Lead Data Engineer
About RENEWCAST
Founded in 2020, RENEWCAST is a leader in precision forecasting for wind and solar energy. We harness cutting-edge machine learning to deliver highly accurate power production forecasts. Our mission is to advance renewable energy through innovation, collaboration, and technical excellence.
Recently, RENEWCAST secured a €2 million funding round led by South Western Power Group (SWPG) and CDP Venture Capital’s Green Transition Fund, strengthening our position as a global leader in renewable energy forecasting. This investment enables us to expand our tech team, enhance our forecasting models, and scale operations across Europe and the U.S. market.
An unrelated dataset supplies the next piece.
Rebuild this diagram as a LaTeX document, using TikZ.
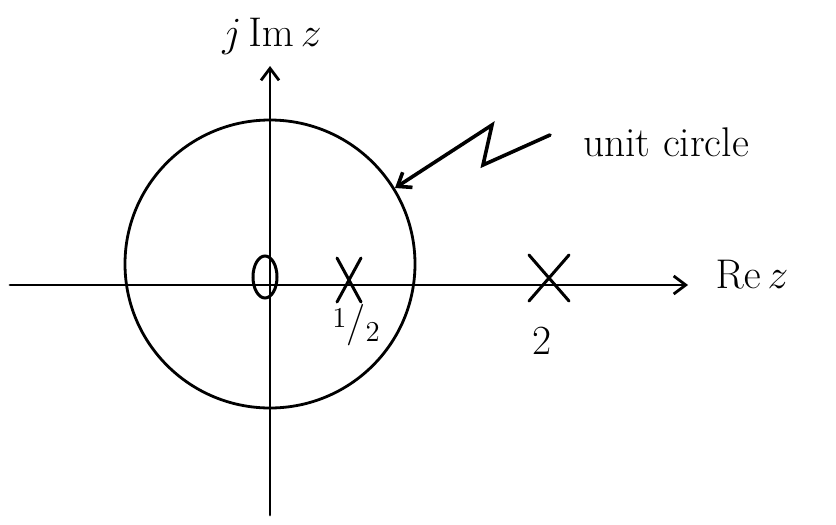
\documentclass[tikz,border=0pt]{standalone}
\usetikzlibrary{arrows.meta}
\begin{document}
\begin{tikzpicture}[x=0.5pt,y=-0.5pt,line width=1.4pt,line cap=round,>={Straight Barb[length=6pt,width=9pt]},
	pole/.style={line width=1.5pt},
	lbl/.style={font=\huge,inner sep=1pt}]
	\useasboundingbox (0,0) rectangle (836,525);
	% axes
	\coordinate (xl) at (10,285);
	\coordinate (xr) at (688,285);
	\coordinate (yb) at (270,515);
	\coordinate (yt) at (270,66);
	\draw[->] (xl)--(xr);
	\draw[->] (yb)--(yt);
	\node[lbl] (rez) at (752,274) {$\mathrm{Re}\,z$};
	\node[lbl] (imz) at (272,36) {$j\,\mathrm{Im}\,z$};
	% unit circle
	\draw (270,264) ellipse (145 and 144);
	\node[lbl] (uc) at (666,142) {unit circle};
	\coordinate (ucs) at (550,135);
	\coordinate (ucp) at (395,188);
	\draw[->,line width=1.8pt] (ucs)--(483,165)--(492,125)--(ucp);
	% zero at the origin
	\draw[pole] (265,277) ellipse (12 and 21);
	% poles
	\draw[pole] (337,258)--(361,302) (361,258)--(337,302);
	\draw[pole] (529,255)--(569,301) (569,255)--(529,301);
	\node[lbl] (half) at (356,325) {\raisebox{0.45ex}{\Large 1}/\raisebox{-0.35ex}{\Large 2}};
	\node[lbl] (two) at (542,341) {2};
\end{tikzpicture}
\end{document}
Backed by Beamline Accelerator, Helen Ventures, and Tech4Planet, we are assembling a world-class team of engineers, data scientists, and energy experts to redefine wind and solar power forecasting.
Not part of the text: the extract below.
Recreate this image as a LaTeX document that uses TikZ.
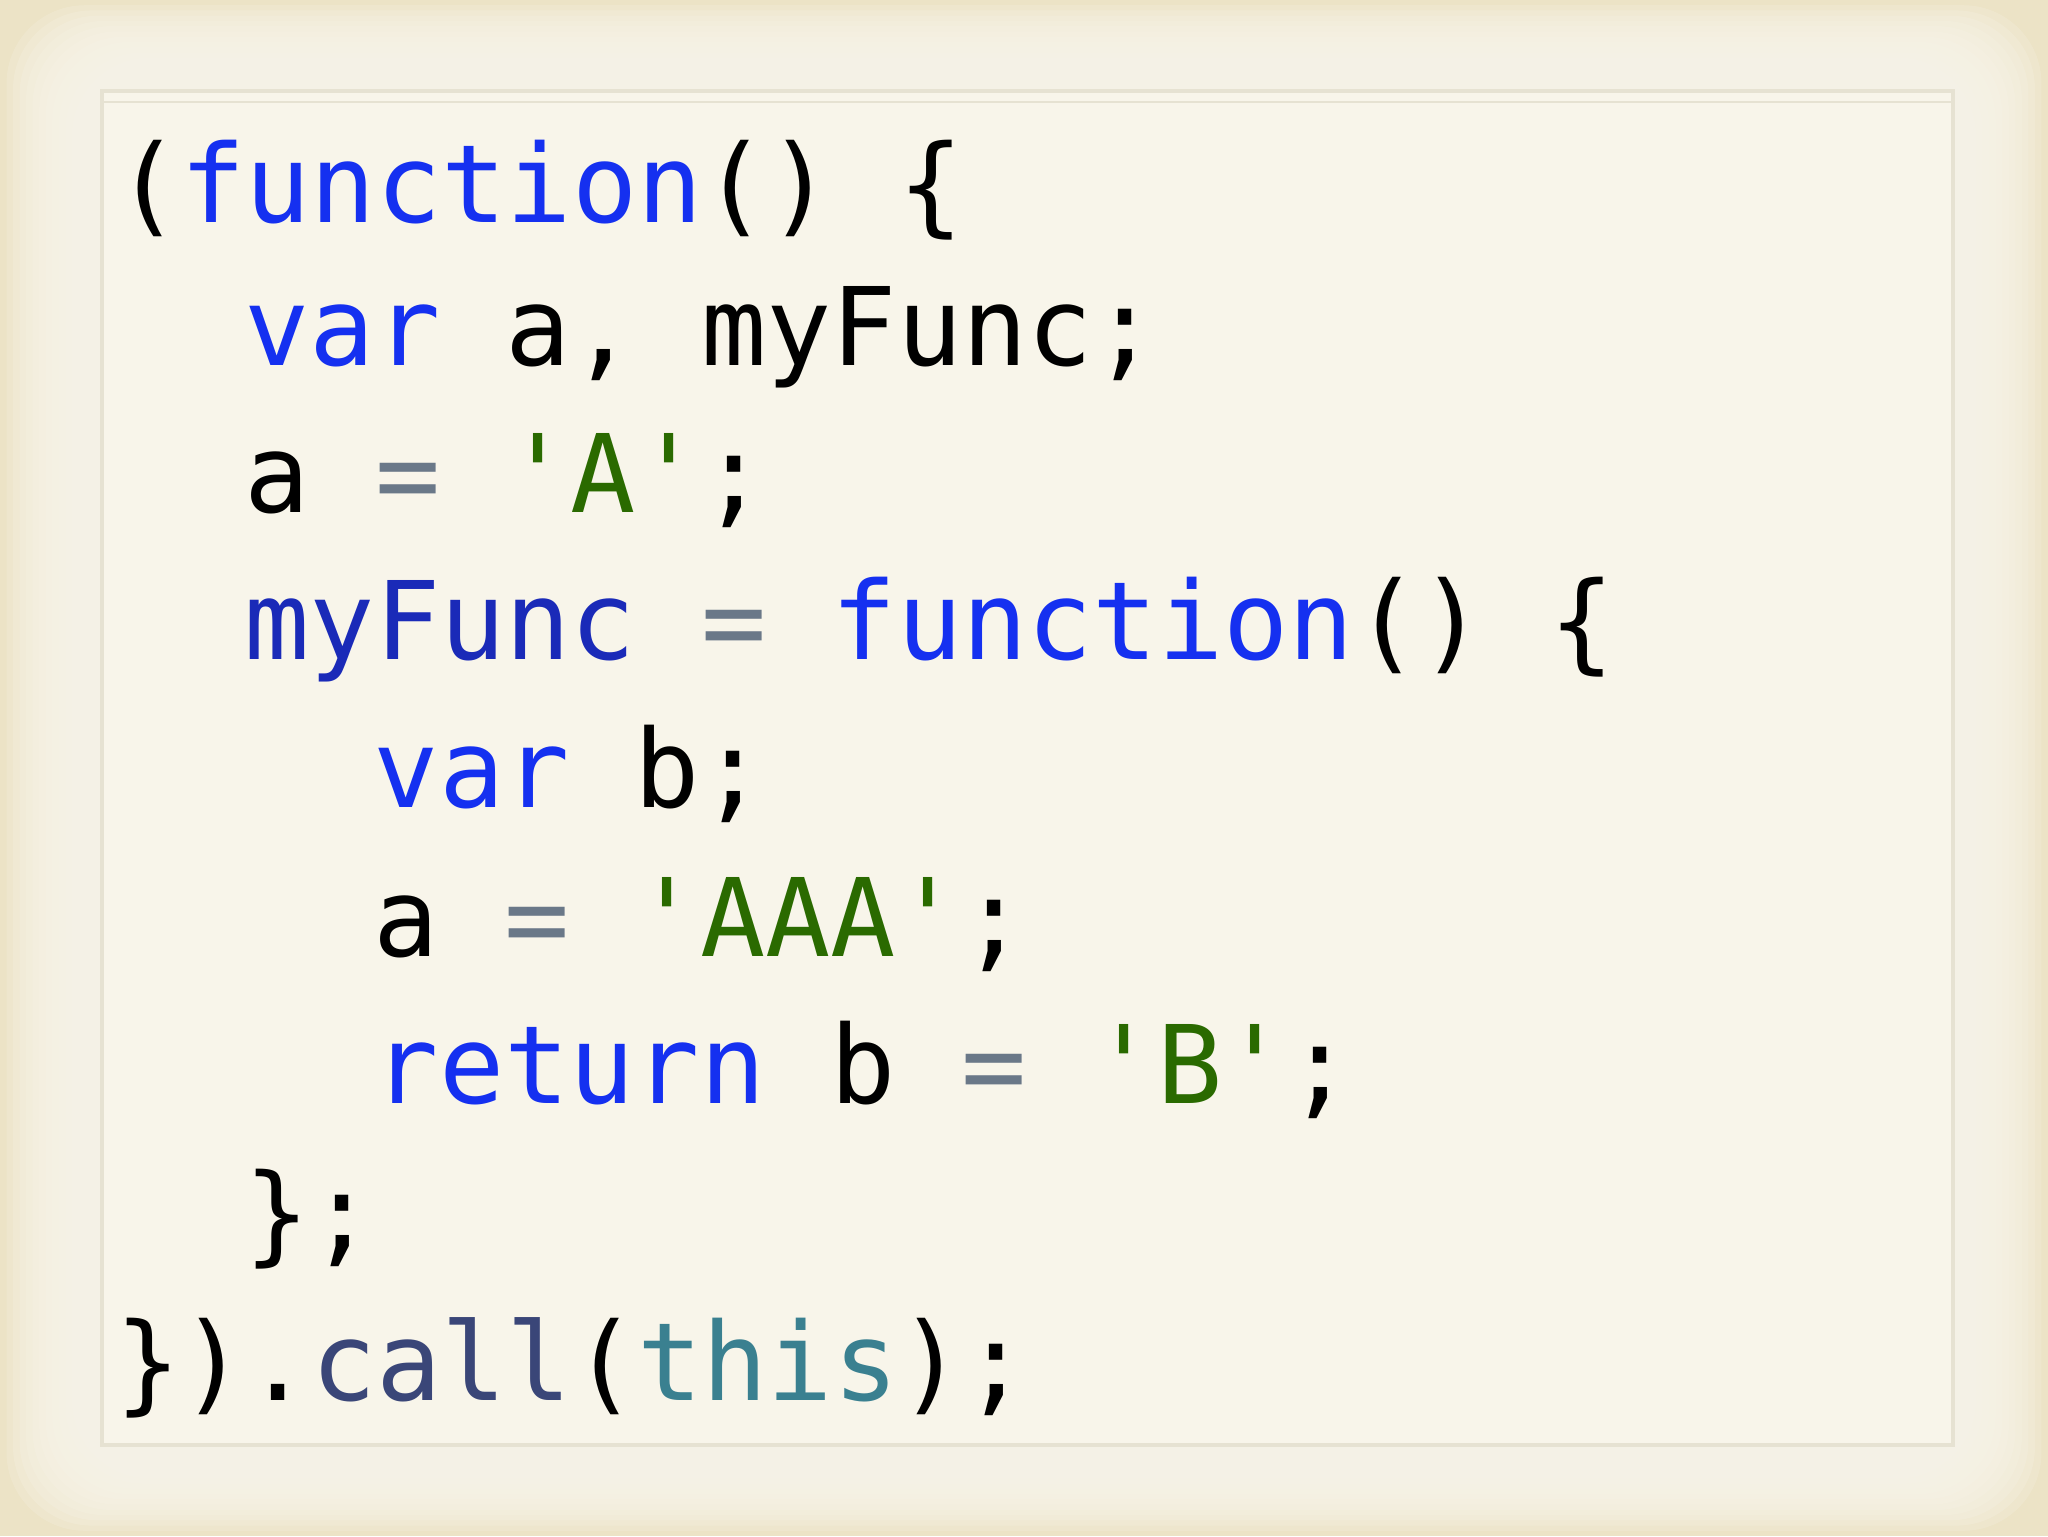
\documentclass[tikz,border=0pt]{standalone}
\usepackage{fontspec}
\setmonofont{DejaVu Sans Mono}
\definecolor{kw}{HTML}{1530F0}
\definecolor{str}{HTML}{2A6A00}
\definecolor{eq}{HTML}{6A7888}
\definecolor{fn}{HTML}{1A2AB8}
\definecolor{cl}{HTML}{3A4678}
\definecolor{th}{HTML}{3A8090}
\definecolor{bgout}{HTML}{ECE3C6}
\definecolor{bgin}{HTML}{F8F5EA}
\definecolor{panel}{HTML}{F8F5EA}
\definecolor{pborder}{HTML}{E6E2D2}
\tikzset{codeline/.style={anchor=base west,inner sep=0pt,font=\ttfamily\fontsize{83}{113}\selectfont}}
\newcommand{\K}[1]{\textcolor{kw}{#1}}
\newcommand{\St}[1]{\textcolor{str}{#1}}
\newcommand{\E}{\textcolor{eq}{=}}
\begin{document}
\begin{tikzpicture}[x=1pt,y=1pt]
\useasboundingbox (0,0) rectangle (1568,-1176);
\fill[bgout] (0,0) rectangle (1568,-1176);
\foreach \i in {1,...,12} {
  \fill[bgin,opacity=0.22,rounded corners=60pt] (5*\i,-4*\i) rectangle (1568-5*\i,-1176+4*\i);
}
\draw[pborder,line width=3pt,fill=panel] (78,-70) rectangle (1495,-1106);
\draw[pborder,line width=1pt] (78,-78) -- (1495,-78);
\node[codeline] (l1) at (88,-170) {(\K{function}() \{};
\node[codeline] (l2) at (187,-280) {\K{var} a, myFunc;};
\node[codeline] (l3) at (187,-392) {a \E{} \St{'A'};};
\node[codeline] (l4) at (187,-505) {\textcolor{fn}{myFunc} \E{} \K{function}() \{};
\node[codeline] (l5) at (286,-618) {\K{var} b;};
\node[codeline] (l6) at (286,-732) {a \E{} \St{'AAA'};};
\node[codeline] (l7) at (286,-845) {\K{return} b \E{} \St{'B'};};
\node[codeline] (l8) at (187,-958) {\};};
\node[codeline] (l9) at (88,-1072) {\}).\textcolor{cl}{call}(\textcolor{th}{this});};
\end{tikzpicture}
\end{document}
We’re building next-generation forecasting software for renewable energy production.
Our platform ingests and processes vast geospatial datasets—from weather models to sensor data—to deliver highly accurate, scalable, and cost-efficient predictions for wind and solar farms. Our core infrastructure is built on Azure, leveraging Databricks, Delta Lake, Kubernetes, and Postgres. We operate with a lean, execution-focused engineering culture — and we’re growing fast.
Your Role
As a Data Engineer, you will take full ownership of the data flows powering our forecasting platform.
You’ll design, orchestrate, and optimize reliable pipelines with a strong focus on performance, cost efficiency, and reproducibility.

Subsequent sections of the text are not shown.